> [GIVEN EXERCISE] Please write the listing below out again exactly, leaving every picture behind.

> [INFORMATION SUPPLIED]
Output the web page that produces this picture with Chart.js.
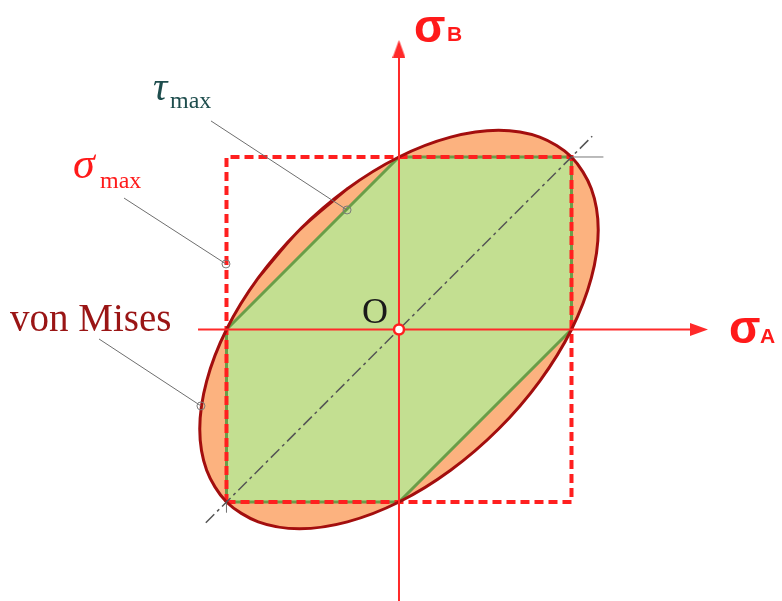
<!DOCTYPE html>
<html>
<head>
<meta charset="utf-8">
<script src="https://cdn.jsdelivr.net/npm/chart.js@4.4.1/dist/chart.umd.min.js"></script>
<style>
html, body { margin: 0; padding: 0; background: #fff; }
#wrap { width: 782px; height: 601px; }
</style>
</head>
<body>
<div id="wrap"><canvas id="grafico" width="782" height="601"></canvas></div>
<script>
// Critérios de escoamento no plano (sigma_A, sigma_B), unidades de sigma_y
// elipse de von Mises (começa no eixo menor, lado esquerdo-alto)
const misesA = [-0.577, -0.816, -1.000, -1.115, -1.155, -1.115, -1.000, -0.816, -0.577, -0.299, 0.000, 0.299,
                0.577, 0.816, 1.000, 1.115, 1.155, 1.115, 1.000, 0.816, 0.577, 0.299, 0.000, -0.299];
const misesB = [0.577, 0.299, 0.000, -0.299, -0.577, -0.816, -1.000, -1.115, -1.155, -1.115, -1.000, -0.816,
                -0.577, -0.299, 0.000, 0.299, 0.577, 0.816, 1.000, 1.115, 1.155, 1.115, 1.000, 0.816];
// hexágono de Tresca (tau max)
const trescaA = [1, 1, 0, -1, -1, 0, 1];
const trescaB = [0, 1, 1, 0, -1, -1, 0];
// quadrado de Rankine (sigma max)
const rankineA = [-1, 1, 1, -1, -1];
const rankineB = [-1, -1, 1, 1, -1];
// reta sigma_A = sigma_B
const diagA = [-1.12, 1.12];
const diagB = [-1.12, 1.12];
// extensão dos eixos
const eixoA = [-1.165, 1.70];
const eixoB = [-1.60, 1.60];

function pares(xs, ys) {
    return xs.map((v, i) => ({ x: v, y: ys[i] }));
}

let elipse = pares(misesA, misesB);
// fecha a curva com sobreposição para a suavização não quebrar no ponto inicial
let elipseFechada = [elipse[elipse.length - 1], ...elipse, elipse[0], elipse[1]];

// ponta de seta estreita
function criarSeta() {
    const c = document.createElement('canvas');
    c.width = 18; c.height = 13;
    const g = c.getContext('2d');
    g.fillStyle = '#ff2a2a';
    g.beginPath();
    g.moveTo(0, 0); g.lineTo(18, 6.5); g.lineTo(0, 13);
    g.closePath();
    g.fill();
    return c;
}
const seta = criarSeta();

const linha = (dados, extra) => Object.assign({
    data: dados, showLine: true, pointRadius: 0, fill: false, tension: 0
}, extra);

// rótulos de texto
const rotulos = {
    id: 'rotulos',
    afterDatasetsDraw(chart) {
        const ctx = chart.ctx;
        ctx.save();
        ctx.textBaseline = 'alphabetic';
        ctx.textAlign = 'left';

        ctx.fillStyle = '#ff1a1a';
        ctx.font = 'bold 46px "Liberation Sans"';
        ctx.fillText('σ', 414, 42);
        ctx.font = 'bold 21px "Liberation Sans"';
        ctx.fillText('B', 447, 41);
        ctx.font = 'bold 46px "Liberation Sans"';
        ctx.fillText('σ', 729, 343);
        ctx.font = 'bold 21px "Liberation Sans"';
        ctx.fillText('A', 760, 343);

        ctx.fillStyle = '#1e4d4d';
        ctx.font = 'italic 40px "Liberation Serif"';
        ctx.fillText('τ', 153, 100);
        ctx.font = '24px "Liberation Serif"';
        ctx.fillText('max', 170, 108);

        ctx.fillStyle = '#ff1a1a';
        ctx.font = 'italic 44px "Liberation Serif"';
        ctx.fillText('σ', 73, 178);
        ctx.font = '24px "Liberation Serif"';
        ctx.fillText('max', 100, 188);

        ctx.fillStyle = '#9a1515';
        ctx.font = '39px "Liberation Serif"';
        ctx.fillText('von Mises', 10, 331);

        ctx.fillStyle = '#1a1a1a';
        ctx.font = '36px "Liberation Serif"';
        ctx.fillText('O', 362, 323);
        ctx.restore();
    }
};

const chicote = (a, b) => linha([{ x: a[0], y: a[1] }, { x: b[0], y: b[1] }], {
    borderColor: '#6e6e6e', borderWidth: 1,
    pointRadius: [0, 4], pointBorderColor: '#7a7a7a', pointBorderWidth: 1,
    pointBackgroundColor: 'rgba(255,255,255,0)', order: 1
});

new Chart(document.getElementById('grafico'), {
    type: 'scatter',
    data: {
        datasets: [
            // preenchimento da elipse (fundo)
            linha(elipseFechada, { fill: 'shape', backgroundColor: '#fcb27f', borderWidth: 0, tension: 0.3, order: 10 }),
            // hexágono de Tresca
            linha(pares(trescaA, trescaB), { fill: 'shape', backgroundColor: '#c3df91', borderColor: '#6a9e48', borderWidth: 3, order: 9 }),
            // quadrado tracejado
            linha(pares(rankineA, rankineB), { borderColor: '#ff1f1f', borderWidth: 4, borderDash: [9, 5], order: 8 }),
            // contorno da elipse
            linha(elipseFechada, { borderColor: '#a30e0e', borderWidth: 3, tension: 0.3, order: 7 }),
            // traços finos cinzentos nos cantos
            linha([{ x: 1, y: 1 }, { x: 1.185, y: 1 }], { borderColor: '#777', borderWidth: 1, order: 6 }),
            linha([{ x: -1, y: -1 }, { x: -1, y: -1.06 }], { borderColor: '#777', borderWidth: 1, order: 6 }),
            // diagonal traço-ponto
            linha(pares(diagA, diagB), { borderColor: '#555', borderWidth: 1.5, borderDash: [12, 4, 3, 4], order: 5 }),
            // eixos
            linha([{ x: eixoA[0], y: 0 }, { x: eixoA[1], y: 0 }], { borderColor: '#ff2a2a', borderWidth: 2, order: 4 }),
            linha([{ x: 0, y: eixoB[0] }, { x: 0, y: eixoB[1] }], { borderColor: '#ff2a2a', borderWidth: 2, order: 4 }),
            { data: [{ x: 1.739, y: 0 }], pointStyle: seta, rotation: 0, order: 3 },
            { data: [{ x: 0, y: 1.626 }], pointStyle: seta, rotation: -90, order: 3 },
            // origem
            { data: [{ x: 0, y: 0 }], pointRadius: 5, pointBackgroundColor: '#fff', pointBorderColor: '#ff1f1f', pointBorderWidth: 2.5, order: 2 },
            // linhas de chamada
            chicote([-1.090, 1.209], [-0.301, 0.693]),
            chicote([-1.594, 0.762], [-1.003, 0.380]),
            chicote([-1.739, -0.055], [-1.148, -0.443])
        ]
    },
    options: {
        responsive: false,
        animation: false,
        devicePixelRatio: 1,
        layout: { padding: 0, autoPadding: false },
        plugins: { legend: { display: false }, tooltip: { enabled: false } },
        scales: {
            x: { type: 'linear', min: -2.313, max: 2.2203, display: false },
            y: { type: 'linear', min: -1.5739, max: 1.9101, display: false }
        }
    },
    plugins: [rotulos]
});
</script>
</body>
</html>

> [FINAL RESULT]
Output the web page that produces this picture with Chart.js.
<!DOCTYPE html>
<html>
<head>
<meta charset="utf-8">
<script src="https://cdn.jsdelivr.net/npm/chart.js@4.4.1/dist/chart.umd.min.js"></script>
<style>
html, body { margin: 0; padding: 0; background: #fff; }
#wrap { width: 782px; height: 601px; }
</style>
</head>
<body>
<div id="wrap"><canvas id="grafico" width="782" height="601"></canvas></div>
<script>
// Critérios de escoamento no plano (sigma_A, sigma_B), unidades de sigma_y
// elipse de von Mises (começa no eixo menor, lado esquerdo-alto)
const misesA = [-0.577, -0.816, -1.000, -1.115, -1.155, -1.115, -1.000, -0.816, -0.577, -0.299, 0.000, 0.299,
                0.577, 0.816, 1.000, 1.115, 1.155, 1.115, 1.000, 0.816, 0.577, 0.299, 0.000, -0.299];
const misesB = [0.577, 0.299, 0.000, -0.299, -0.577, -0.816, -1.000, -1.115, -1.155, -1.115, -1.000, -0.816,
                -0.577, -0.299, 0.000, 0.299, 0.577, 0.816, 1.000, 1.115, 1.155, 1.115, 1.000, 0.816];
// hexágono de Tresca (tau max)
const trescaA = [1, 1, 0, -1, -1, 0, 1];
const trescaB = [0, 1, 1, 0, -1, -1, 0];
// quadrado de Rankine (sigma max)
const rankineA = [-1, 1, 1, -1, -1];
const rankineB = [-1, -1, 1, 1, -1];
// reta sigma_A = sigma_B
const diagA = [-1.12, 1.12];
const diagB = [-1.12, 1.12];
// extensão dos eixos
const eixoA = [-1.165, 1.70];
const eixoB = [-1.60, 1.60];

function pares(xs, ys) {
    return xs.map((v, i) => ({ x: v, y: ys[i] }));
}

let elipse = pares(misesA, misesB);
// fecha a curva com sobreposição para a suavização não quebrar no ponto inicial
let elipseFechada = [elipse[elipse.length - 1], ...elipse, elipse[0], elipse[1]];

// ponta de seta estreita
function criarSeta() {
    const c = document.createElement('canvas');
    c.width = 18; c.height = 13;
    const g = c.getContext('2d');
    g.fillStyle = '#ff2a2a';
    g.beginPath();
    g.moveTo(0, 0); g.lineTo(18, 6.5); g.lineTo(0, 13);
    g.closePath();
    g.fill();
    return c;
}
const seta = criarSeta();

const linha = (dados, extra) => Object.assign({
    data: dados, showLine: true, pointRadius: 0, fill: false, tension: 0
}, extra);

// rótulos de texto
const rotulos = {
    id: 'rotulos',
    afterDatasetsDraw(chart) {
        const ctx = chart.ctx;
        ctx.save();
        ctx.textBaseline = 'alphabetic';
        ctx.textAlign = 'left';

        ctx.fillStyle = '#ff1a1a';
        ctx.font = 'bold 46px "Liberation Sans"';
        ctx.fillText('σ', 414, 42);
        ctx.font = 'bold 21px "Liberation Sans"';
        ctx.fillText('B', 447, 41);
        ctx.font = 'bold 46px "Liberation Sans"';
        ctx.fillText('σ', 729, 343);
        ctx.font = 'bold 21px "Liberation Sans"';
        ctx.fillText('A', 760, 343);

        ctx.fillStyle = '#1e4d4d';
        ctx.font = 'italic 40px "Liberation Serif"';
        ctx.fillText('τ', 153, 100);
        ctx.font = '24px "Liberation Serif"';
        ctx.fillText('max', 170, 108);

        ctx.fillStyle = '#ff1a1a';
        ctx.font = 'italic 44px "Liberation Serif"';
        ctx.fillText('σ', 73, 178);
        ctx.font = '24px "Liberation Serif"';
        ctx.fillText('max', 100, 188);

        ctx.fillStyle = '#9a1515';
        ctx.font = '39px "Liberation Serif"';
        ctx.fillText('von Mises', 10, 331);

        ctx.fillStyle = '#1a1a1a';
        ctx.font = '36px "Liberation Serif"';
        ctx.fillText('O', 362, 323);
        ctx.restore();
    }
};

const chicote = (a, b) => linha([{ x: a[0], y: a[1] }, { x: b[0], y: b[1] }], {
    borderColor: '#6e6e6e', borderWidth: 1,
    pointRadius: [0, 4], pointBorderColor: '#7a7a7a', pointBorderWidth: 1,
    pointBackgroundColor: 'rgba(255,255,255,0)', order: 1
});

new Chart(document.getElementById('grafico'), {
    type: 'scatter',
    data: {
        datasets: [
            // preenchimento da elipse (fundo)
            linha(elipseFechada, { fill: 'shape', backgroundColor: '#fcb27f', borderWidth: 0, tension: 0.3, order: 10 }),
            // hexágono de Tresca
            linha(pares(trescaA, trescaB), { fill: 'shape', backgroundColor: '#c3df91', borderColor: '#6a9e48', borderWidth: 3, order: 9 }),
            // quadrado tracejado
            linha(pares(rankineA, rankineB), { borderColor: '#ff1f1f', borderWidth: 4, borderDash: [9, 5], order: 8 }),
            // contorno da elipse
            linha(elipseFechada, { borderColor: '#a30e0e', borderWidth: 3, tension: 0.3, order: 7 }),
            // traços finos cinzentos nos cantos
            linha([{ x: 1, y: 1 }, { x: 1.185, y: 1 }], { borderColor: '#777', borderWidth: 1, order: 6 }),
            linha([{ x: -1, y: -1 }, { x: -1, y: -1.06 }], { borderColor: '#777', borderWidth: 1, order: 6 }),
            // diagonal traço-ponto
            linha(pares(diagA, diagB), { borderColor: '#555', borderWidth: 1.5, borderDash: [12, 4, 3, 4], order: 5 }),
            // eixos
            linha([{ x: eixoA[0], y: 0 }, { x: eixoA[1], y: 0 }], { borderColor: '#ff2a2a', borderWidth: 2, order: 4 }),
            linha([{ x: 0, y: eixoB[0] }, { x: 0, y: eixoB[1] }], { borderColor: '#ff2a2a', borderWidth: 2, order: 4 }),
            { data: [{ x: 1.739, y: 0 }], pointStyle: seta, rotation: 0, order: 3 },
            { data: [{ x: 0, y: 1.626 }], pointStyle: seta, rotation: -90, order: 3 },
            // origem
            { data: [{ x: 0, y: 0 }], pointRadius: 5, pointBackgroundColor: '#fff', pointBorderColor: '#ff1f1f', pointBorderWidth: 2.5, order: 2 },
            // linhas de chamada
            chicote([-1.090, 1.209], [-0.301, 0.693]),
            chicote([-1.594, 0.762], [-1.003, 0.380]),
            chicote([-1.739, -0.055], [-1.148, -0.443])
        ]
    },
    options: {
        responsive: false,
        animation: false,
        devicePixelRatio: 1,
        layout: { padding: 0, autoPadding: false },
        plugins: { legend: { display: false }, tooltip: { enabled: false } },
        scales: {
            x: { type: 'linear', min: -2.313, max: 2.2203, display: false },
            y: { type: 'linear', min: -1.5739, max: 1.9101, display: false }
        }
    },
    plugins: [rotulos]
});
</script>
</body>
</html>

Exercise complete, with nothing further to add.